California

Study: California’s Diverse Energy Workforce Makes a Huge Contribution to the Economy

California Governor and environmental champion Jerry Brown gave fringe activists opposed to the state’s energy industry another reality check last week by saying it is “grossly hypocritical” to oppose oil production in the Golden State, considering how dependent Californians will remain on fossil fuels for the foreseeable future. Activists, it seems, don’t understand that these comments are not in any way in conflict with California’s leadership in adopting renewable energy solutions.

A new study from the Los Angeles County Economic Development Corporation (LAEDC) reveals two more important reasons — aside from the demand Gov. Brown noted, climate benefits and energy security – that Californians should support home-grown oil production: It employs a large, diverse and upwardly mobile workforce and is a major driver of the economy of the nation’s most populous state.

More economic activity than 15 state economies

California has staked-out a leadership position in environmental protection, and our industry operates under the strict regulations in the nation. It might therefore surprise people that, as the Western States Petroleum Association (WSPA)-commissioned study highlights, the oil and gas industry sustained more than 368,000 jobs in the state and accounted for $148 billion in total economic activity in 2015. The latter is more than the total economic activity of 15 state economies, accounting for 3.6 percent of California’s total output.

The study also finds the oil industry generated $26.4 billion in state and local tax revenues, and $28.5 billion in sales and excise taxes, prompting WSPA president Catherine Reheis-Boyd to say:

“These statistics offer a compelling analysis of our industry’s valuable revenue contribution, tangible economic impact and direct role in local communities throughout every community in California. Our story truly reflects the hardworking industry men and women who drive our economy, while continuing to produce and refine the world’s cleanest gasoline, diesel and jet fuel.”

Given California’s long-time status as a major oil producer in an conservation-conscious political environment, those figures really shouldn’t come a surprise. As the report notes and few may realize, California is responsible for roughly 10 percent of U.S. oil production, ranking behind only Texas, North Dakota and Alaska.

The industry was responsible for 368,100 total jobs in 2015 – nearly 143,000 of which were direct – accounting for 1.6 percent of the state’s total.

All told, the industry is responsible for 2.7 percent of California’s total GDP ($66 billion total value added), according to the report.

The report also identifies the user industries of refined products and quantifies their economic activity. For instance, vulnerable primary user industries of refined petroleum products — such as transportation/warehousing, manufacturing and agriculture — represent 1.7 million jobs in California with an associated $111 billion in labor income, contributing 8.4 percent to the state’s GDP.
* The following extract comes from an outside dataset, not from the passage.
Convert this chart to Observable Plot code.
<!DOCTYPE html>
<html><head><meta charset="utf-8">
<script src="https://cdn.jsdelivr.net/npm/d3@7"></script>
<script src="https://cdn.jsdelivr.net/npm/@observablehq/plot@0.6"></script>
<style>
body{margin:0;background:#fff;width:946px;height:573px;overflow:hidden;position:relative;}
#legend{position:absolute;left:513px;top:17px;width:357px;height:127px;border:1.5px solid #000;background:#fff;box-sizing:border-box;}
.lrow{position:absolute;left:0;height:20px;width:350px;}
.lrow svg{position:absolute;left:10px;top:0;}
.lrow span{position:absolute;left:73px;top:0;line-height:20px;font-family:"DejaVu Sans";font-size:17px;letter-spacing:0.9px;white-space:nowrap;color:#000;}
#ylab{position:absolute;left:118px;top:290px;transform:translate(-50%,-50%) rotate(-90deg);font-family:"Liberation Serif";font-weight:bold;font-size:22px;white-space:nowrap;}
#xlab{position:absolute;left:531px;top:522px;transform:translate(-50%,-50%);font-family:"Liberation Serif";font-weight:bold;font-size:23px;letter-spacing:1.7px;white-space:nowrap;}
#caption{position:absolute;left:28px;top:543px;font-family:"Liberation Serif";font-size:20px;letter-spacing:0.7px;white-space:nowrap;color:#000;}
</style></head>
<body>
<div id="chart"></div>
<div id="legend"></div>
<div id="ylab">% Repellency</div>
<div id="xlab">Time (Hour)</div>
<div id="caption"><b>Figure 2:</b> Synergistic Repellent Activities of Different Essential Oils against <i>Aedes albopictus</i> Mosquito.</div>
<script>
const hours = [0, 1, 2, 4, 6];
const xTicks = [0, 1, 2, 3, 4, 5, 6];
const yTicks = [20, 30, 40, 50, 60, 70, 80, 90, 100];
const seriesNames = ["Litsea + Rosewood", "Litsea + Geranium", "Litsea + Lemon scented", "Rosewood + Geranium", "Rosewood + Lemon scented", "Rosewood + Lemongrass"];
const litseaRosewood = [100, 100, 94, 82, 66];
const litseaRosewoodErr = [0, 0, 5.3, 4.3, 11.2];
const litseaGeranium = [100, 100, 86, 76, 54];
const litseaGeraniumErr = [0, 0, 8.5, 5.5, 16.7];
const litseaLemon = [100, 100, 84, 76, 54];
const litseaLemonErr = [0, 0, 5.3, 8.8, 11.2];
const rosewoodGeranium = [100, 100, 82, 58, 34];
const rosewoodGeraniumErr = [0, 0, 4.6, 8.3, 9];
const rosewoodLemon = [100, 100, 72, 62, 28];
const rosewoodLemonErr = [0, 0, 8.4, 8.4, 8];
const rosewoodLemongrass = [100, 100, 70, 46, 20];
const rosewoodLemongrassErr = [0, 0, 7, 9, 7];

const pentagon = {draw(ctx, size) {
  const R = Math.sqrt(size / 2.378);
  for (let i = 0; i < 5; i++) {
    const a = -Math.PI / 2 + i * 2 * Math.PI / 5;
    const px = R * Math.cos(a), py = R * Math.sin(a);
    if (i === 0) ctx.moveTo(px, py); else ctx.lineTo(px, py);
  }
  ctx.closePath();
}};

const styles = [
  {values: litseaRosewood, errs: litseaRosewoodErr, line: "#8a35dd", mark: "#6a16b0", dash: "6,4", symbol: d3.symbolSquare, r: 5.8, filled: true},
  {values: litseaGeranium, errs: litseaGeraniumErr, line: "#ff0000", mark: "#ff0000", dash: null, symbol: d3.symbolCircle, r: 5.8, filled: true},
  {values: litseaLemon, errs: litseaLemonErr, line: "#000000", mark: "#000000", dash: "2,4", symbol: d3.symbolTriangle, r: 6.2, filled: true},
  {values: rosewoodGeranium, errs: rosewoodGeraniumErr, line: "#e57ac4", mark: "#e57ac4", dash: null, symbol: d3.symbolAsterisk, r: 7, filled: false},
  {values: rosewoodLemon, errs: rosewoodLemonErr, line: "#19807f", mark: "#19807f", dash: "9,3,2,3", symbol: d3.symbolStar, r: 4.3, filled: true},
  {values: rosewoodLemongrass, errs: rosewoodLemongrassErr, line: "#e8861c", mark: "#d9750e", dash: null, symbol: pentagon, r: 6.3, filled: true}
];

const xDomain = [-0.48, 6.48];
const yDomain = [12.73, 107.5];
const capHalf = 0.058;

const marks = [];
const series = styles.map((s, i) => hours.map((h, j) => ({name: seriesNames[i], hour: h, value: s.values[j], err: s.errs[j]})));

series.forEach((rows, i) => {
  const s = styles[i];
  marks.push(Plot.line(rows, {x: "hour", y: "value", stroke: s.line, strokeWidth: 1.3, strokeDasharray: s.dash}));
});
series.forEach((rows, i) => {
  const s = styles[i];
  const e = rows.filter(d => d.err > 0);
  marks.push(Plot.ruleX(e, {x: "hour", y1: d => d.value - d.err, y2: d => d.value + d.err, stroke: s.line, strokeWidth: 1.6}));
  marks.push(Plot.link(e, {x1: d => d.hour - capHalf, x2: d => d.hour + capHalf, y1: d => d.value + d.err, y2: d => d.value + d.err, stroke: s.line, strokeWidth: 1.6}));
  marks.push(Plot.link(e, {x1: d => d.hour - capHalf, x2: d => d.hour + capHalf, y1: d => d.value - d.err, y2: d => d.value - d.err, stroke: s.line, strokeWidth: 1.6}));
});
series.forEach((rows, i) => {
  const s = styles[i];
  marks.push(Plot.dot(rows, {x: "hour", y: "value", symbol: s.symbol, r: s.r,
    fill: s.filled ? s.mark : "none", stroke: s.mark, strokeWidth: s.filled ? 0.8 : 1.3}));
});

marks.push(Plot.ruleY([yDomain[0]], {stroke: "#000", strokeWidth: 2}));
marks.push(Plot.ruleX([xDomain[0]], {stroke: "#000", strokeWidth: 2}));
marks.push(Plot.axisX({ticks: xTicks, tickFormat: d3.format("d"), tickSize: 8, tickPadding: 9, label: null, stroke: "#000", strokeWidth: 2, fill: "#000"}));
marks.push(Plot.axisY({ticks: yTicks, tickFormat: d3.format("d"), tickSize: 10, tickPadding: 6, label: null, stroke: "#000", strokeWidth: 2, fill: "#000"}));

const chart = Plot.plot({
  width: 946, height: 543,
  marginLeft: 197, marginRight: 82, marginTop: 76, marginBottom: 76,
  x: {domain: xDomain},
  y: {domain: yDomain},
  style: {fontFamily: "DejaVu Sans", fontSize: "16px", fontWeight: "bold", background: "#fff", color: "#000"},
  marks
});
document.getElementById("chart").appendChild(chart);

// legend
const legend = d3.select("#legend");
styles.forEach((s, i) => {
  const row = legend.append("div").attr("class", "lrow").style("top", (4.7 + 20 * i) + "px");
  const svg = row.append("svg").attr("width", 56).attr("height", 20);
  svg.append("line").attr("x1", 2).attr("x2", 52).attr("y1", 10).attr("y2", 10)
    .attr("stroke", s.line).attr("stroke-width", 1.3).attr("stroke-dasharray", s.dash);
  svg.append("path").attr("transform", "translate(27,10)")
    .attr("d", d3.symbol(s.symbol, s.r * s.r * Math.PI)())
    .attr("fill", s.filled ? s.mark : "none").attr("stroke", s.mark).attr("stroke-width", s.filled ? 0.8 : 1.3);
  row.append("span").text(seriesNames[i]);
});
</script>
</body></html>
As well, the LAEDC noted that the energy industry in its backyard continues to be an underappreciated driving force in Los Angeles, the nation’s second largest city.

“The oil and gas industry supports 77,846 jobs in Los Angeles County alone,” said Dr. Somjita Mitra of the LAEDC. “Industry activities in the county generate more than $6.9 billion in tax revenues.”

As EID has highlighted before, the oil industry was building California long before the movie cameras started rolling in Hollywood, and it has played a pivotal role in helping the Golden State grow into the top tourist destination in the United States.

California’s energy workforce: Diverse and well-paid

As EID has highlighted before, the oil industry has not only created numerous jobs in California, it provides good-paying jobs as well, with an average annual income of $74,690 a year (excluding gas stations). The report finds these jobs yielded $33 billion in labor income, 2.2 percent of California’s total for 2015.

The LAEDC study reveals that California’s energy industry employs a workforce that is diverse both in terms of ethnicity and level of education. Most importantly, the industry provides quality jobs, regardless of ethnicity or educational attainment, that pay on average more than jobs in other industries.

The workforce is 50.2 percent white, 29.1 percent Hispanic, 13 percent Asian and 5.3 percent African-American. This is four times more diverse than other STEM-focused industries.

This workforce has access to job opportunities across the educational attainment spectrum. While 23.3 percent of workers have a college degree and 28 percent have attended some college, fully 39.2 percent of workers have a high school education or less. Regardless of an oil and gas worker’s level of education, he or she earns more on average than the average worker with the same level of education.

Conclusion

A massive driver of our state’s economy and contributor to its coffers. A diverse workforce earning good wages regardless of educational attainment. All while providing the massive amounts of energy critical to powering the world’s sixth largest economy and enhancing our energy security while upholding California’s tradition of environmental stewardship. As Governor Brown has noted, 39 million Californians rely on the state’s oil industry to maintain California’s position of energy leadership, even as we introduce more renewables into our energy mix.